Another fact is, special counsel Jack Smith, who is tasked with deciding potential criminal referrals stemming from Jan. 6, believes Pence has valuable information that he has not yet disclosed. That is why Smith last week subpoenaed Pence to testify under oath.

It appears likely Pence will fight the subpoena, but doing so would tarnish his legacy. Fighting the subpoena in court also would undermine favorable public sentiment after Pence did the right things on Jan. 6, fulfilling his oath and carrying out his duties to the Constitution and to the republic as the world went mad around him.

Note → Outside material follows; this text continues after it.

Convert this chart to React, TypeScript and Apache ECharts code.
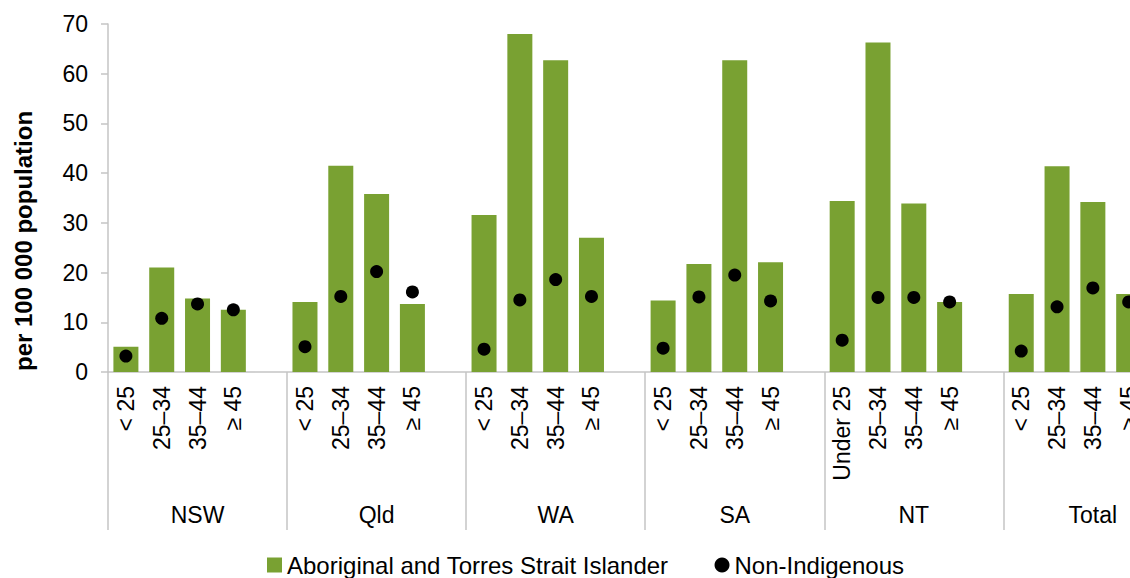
import React, { useEffect, useRef } from "react";
import * as echarts from "echarts";

const groups = ["NSW", "Qld", "WA", "SA", "NT", "Total"];
const ageLabels = ["< 25", "25–34", "35–44", "≥ 45"];
const ageLabelsNT = ["Under 25", "25–34", "35–44", "≥ 45"];

// Aboriginal and Torres Strait Islander (per 100 000)
const indNSW = [5.1, 21.0, 14.8, 12.5];
const indQld = [14.1, 41.5, 35.8, 13.7];
const indWA = [31.6, 68.0, 62.7, 27.0];
const indSA = [14.4, 21.7, 62.7, 22.1];
const indNT = [34.4, 66.3, 33.9, 14.1];
const indTotal = [15.7, 41.4, 34.2, 15.7];

// Non-Indigenous (per 100 000)
const nonNSW = [3.2, 10.8, 13.7, 12.5];
const nonQld = [5.1, 15.2, 20.2, 16.1];
const nonWA = [4.6, 14.5, 18.6, 15.2];
const nonSA = [4.8, 15.1, 19.5, 14.3];
const nonNT = [6.4, 15.0, 15.0, 14.1];
const nonTotal = [4.2, 13.1, 16.9, 14.1];

const yTicks = [0, 10, 20, 30, 40, 50, 60, 70];

const seriesNames = ["Aboriginal and Torres Strait Islander", "Non-Indigenous"];

const FONT = "'Liberation Sans', Arial, sans-serif";

export default function App() {
  const ref = useRef<HTMLDivElement>(null);

  useEffect(() => {
    if (!ref.current) return;
    const chart = echarts.init(ref.current, undefined, { renderer: "svg" });

    const indAll = [indNSW, indQld, indWA, indSA, indNT, indTotal];
    const nonAll = [nonNSW, nonQld, nonWA, nonSA, nonNT, nonTotal];

    const cats: string[] = [];
    const barData: (number | string)[] = [];
    const dotData: (number | string)[] = [];
    groups.forEach((g, gi) => {
      const labels = g === "NT" ? ageLabelsNT : ageLabels;
      labels.forEach((l, i) => {
        cats.push(l);
        barData.push(indAll[gi][i]);
        dotData.push(nonAll[gi][i]);
      });
      cats.push("");
      barData.push("-");
      dotData.push("-");
    });

    const axisGray = "#c4c4c4";

    chart.setOption({
      animation: false,
      backgroundColor: "#fff",
      textStyle: { fontFamily: FONT, color: "#000" },
      grid: { left: 108, right: 17.6, top: 24, bottom: 206, containLabel: false },
      legend: {
        left: 267,
        top: 553,
        padding: 0,
        itemWidth: 15,
        itemHeight: 15,
        itemGap: 46,
        textStyle: { fontFamily: FONT, fontSize: 24, color: "#000" },
        data: [
          { name: seriesNames[0], icon: "rect" },
          { name: seriesNames[1], icon: "circle" },
        ],
      },
      xAxis: [
        {
          type: "category",
          data: cats,
          position: "bottom",
          axisLine: { show: true, lineStyle: { color: axisGray, width: 1.5 } },
          axisTick: { show: false },
          axisLabel: {
            rotate: 90,
            interval: 0,
            margin: 14,
            fontSize: 23,
            fontFamily: FONT,
            color: "#000",
          },
          splitLine: { show: false },
        },
        {
          type: "category",
          data: groups,
          position: "bottom",
          axisLine: { show: false },
          axisTick: {
            show: true,
            inside: false,
            length: 158,
            lineStyle: { color: axisGray, width: 1.5 },
          },
          axisLabel: {
            interval: 0,
            margin: 131,
            fontSize: 23,
            fontFamily: FONT,
            color: "#000",
          },
          splitLine: { show: false },
        },
      ],
      yAxis: {
        type: "value",
        min: yTicks[0],
        max: yTicks[yTicks.length - 1],
        interval: 10,
        axisLine: { show: true, lineStyle: { color: axisGray, width: 1.5 } },
        axisTick: { show: true, length: 7, lineStyle: { color: axisGray, width: 1.5 } },
        axisLabel: { margin: 20, fontSize: 23, fontFamily: FONT, color: "#000" },
        splitLine: { show: false },
      },
      graphic: [
        {
          type: "text",
          x: 23,
          y: 241,
          rotation: Math.PI / 2,
          style: {
            text: "per 100 000 population",
            fontFamily: FONT,
            fontSize: 24,
            fontWeight: "bold",
            fill: "#000",
            align: "center",
            verticalAlign: "middle",
          },
        },
      ],
      series: [
        {
          name: seriesNames[0],
          type: "bar",
          xAxisIndex: 0,
          data: barData,
          barWidth: 25,
          itemStyle: { color: "#79a132" },
          z: 2,
        },
        {
          name: seriesNames[1],
          type: "scatter",
          xAxisIndex: 0,
          data: dotData,
          symbol: "circle",
          symbolSize: 13,
          itemStyle: { color: "#000", opacity: 1 },
          z: 3,
        },
      ],
    });

    return () => chart.dispose();
  }, []);

  return (
    <div
      style={{
        position: "fixed",
        left: 0,
        top: 0,
        width: 1130,
        height: 578,
        overflow: "hidden",
        background: "#fff",
      }}
    >
      <div ref={ref} style={{ width: 1200, height: 578 }} />
    </div>
  );
}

On multiple occasions, we have praised Pence for his actions on that day. Pence, for instance, led the effort to mobilize forces to safeguard members of Congress while Trump watched the insurrection on TV. Pence’s actions ultimately allowed Congress to reconvene and fulfill its duty to the American people by tabulating the votes of the states in the Electoral College and declaring Biden president-elect.

But we also have realized that Pence’s obligations to the nation he served and to American history demand much more, and certainly more than the incomplete version he provided in his memoir. Pence could have testified before the House select committee investigating Jan. 6. Indeed, Pence’s staff and the committee had discussions about securing his testimony. Pence, however, chose not to testify, and that committee, given its time limitations, did not press the case to subpoena Pence.

This is what we wrote in this space on Jan. 13, 2022, urging Pence to testify to the committee back then: “What Mike Pence has to say now is more important than anything he has ever had to say as a national figure. He showed brave determination to carry out his constitutional duties on Jan. 6, 2021, after the insurrectionists were finally called off and Congress returned to preserve our democratic bedrock, our peaceful transfer of power.

“Now, Pence owes a duty to history and a duty to the American people. His unvarnished telling of the events of Jan. 6, and the days that led up to that day, from his personal perspective, is essential.”

We don’t see that much has changed, except for this: Pence now faces a far less negotiable situation – a subpoena from someone with prosecutorial powers compelling him to do what he could have done much sooner, for his own good and for the good of the nation.